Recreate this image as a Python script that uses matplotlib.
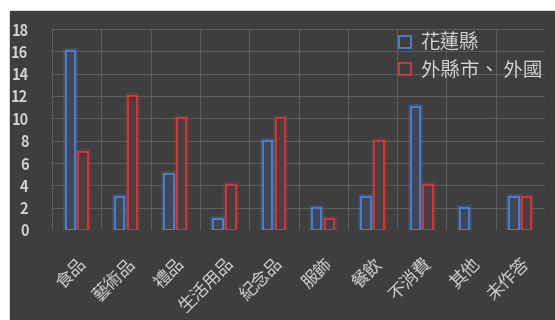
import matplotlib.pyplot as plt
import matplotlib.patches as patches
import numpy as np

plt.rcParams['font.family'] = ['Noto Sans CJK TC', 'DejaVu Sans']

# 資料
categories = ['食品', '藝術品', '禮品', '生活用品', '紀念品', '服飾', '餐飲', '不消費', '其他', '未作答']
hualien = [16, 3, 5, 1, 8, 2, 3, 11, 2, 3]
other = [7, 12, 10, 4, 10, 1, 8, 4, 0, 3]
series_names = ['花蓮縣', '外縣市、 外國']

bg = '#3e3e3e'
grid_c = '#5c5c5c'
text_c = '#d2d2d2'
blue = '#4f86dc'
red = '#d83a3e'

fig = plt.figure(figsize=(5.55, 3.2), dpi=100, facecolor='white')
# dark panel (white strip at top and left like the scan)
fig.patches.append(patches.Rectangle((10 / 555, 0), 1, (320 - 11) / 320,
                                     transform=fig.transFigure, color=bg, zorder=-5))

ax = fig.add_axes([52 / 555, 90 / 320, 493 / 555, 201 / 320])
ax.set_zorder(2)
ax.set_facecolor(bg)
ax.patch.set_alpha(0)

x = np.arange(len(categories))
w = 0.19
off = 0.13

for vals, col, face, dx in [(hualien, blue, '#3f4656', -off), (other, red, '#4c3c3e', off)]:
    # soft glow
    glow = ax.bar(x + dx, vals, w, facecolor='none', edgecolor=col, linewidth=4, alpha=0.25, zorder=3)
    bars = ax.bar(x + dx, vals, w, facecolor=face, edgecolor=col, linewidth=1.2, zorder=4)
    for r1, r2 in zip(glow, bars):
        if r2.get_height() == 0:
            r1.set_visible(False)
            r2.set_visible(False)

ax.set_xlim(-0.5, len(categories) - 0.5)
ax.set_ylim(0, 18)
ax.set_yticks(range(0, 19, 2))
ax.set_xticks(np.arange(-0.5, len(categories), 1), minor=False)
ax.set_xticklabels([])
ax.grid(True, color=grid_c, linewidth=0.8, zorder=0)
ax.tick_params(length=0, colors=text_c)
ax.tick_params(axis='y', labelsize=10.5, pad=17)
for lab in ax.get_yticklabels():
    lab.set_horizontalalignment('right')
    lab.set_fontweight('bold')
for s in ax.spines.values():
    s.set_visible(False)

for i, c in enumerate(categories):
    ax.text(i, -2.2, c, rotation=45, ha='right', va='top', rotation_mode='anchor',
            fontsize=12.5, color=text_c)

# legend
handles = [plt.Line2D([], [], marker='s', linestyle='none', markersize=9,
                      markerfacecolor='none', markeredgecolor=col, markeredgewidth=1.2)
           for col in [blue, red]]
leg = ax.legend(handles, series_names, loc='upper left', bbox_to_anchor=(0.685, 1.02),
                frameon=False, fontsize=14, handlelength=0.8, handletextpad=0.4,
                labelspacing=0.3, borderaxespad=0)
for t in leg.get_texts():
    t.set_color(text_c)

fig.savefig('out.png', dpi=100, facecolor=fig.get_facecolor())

______________________________

Transcribe the listing in full. Omit the pictures and keep every line exact.

Recreate this image as a Python script that uses matplotlib.
import matplotlib.pyplot as plt
import matplotlib.patches as patches
import numpy as np

plt.rcParams['font.family'] = ['Noto Sans CJK TC', 'DejaVu Sans']

# 資料
categories = ['食品', '藝術品', '禮品', '生活用品', '紀念品', '服飾', '餐飲', '不消費', '其他', '未作答']
hualien = [16, 3, 5, 1, 8, 2, 3, 11, 2, 3]
other = [7, 12, 10, 4, 10, 1, 8, 4, 0, 3]
series_names = ['花蓮縣', '外縣市、 外國']

bg = '#3e3e3e'
grid_c = '#5c5c5c'
text_c = '#d2d2d2'
blue = '#4f86dc'
red = '#d83a3e'

fig = plt.figure(figsize=(5.55, 3.2), dpi=100, facecolor='white')
# dark panel (white strip at top and left like the scan)
fig.patches.append(patches.Rectangle((10 / 555, 0), 1, (320 - 11) / 320,
                                     transform=fig.transFigure, color=bg, zorder=-5))

ax = fig.add_axes([52 / 555, 90 / 320, 493 / 555, 201 / 320])
ax.set_zorder(2)
ax.set_facecolor(bg)
ax.patch.set_alpha(0)

x = np.arange(len(categories))
w = 0.19
off = 0.13

for vals, col, face, dx in [(hualien, blue, '#3f4656', -off), (other, red, '#4c3c3e', off)]:
    # soft glow
    glow = ax.bar(x + dx, vals, w, facecolor='none', edgecolor=col, linewidth=4, alpha=0.25, zorder=3)
    bars = ax.bar(x + dx, vals, w, facecolor=face, edgecolor=col, linewidth=1.2, zorder=4)
    for r1, r2 in zip(glow, bars):
        if r2.get_height() == 0:
            r1.set_visible(False)
            r2.set_visible(False)

ax.set_xlim(-0.5, len(categories) - 0.5)
ax.set_ylim(0, 18)
ax.set_yticks(range(0, 19, 2))
ax.set_xticks(np.arange(-0.5, len(categories), 1), minor=False)
ax.set_xticklabels([])
ax.grid(True, color=grid_c, linewidth=0.8, zorder=0)
ax.tick_params(length=0, colors=text_c)
ax.tick_params(axis='y', labelsize=10.5, pad=17)
for lab in ax.get_yticklabels():
    lab.set_horizontalalignment('right')
    lab.set_fontweight('bold')
for s in ax.spines.values():
    s.set_visible(False)

for i, c in enumerate(categories):
    ax.text(i, -2.2, c, rotation=45, ha='right', va='top', rotation_mode='anchor',
            fontsize=12.5, color=text_c)

# legend
handles = [plt.Line2D([], [], marker='s', linestyle='none', markersize=9,
                      markerfacecolor='none', markeredgecolor=col, markeredgewidth=1.2)
           for col in [blue, red]]
leg = ax.legend(handles, series_names, loc='upper left', bbox_to_anchor=(0.685, 1.02),
                frameon=False, fontsize=14, handlelength=0.8, handletextpad=0.4,
                labelspacing=0.3, borderaxespad=0)
for t in leg.get_texts():
    t.set_color(text_c)

fig.savefig('out.png', dpi=100, facecolor=fig.get_facecolor())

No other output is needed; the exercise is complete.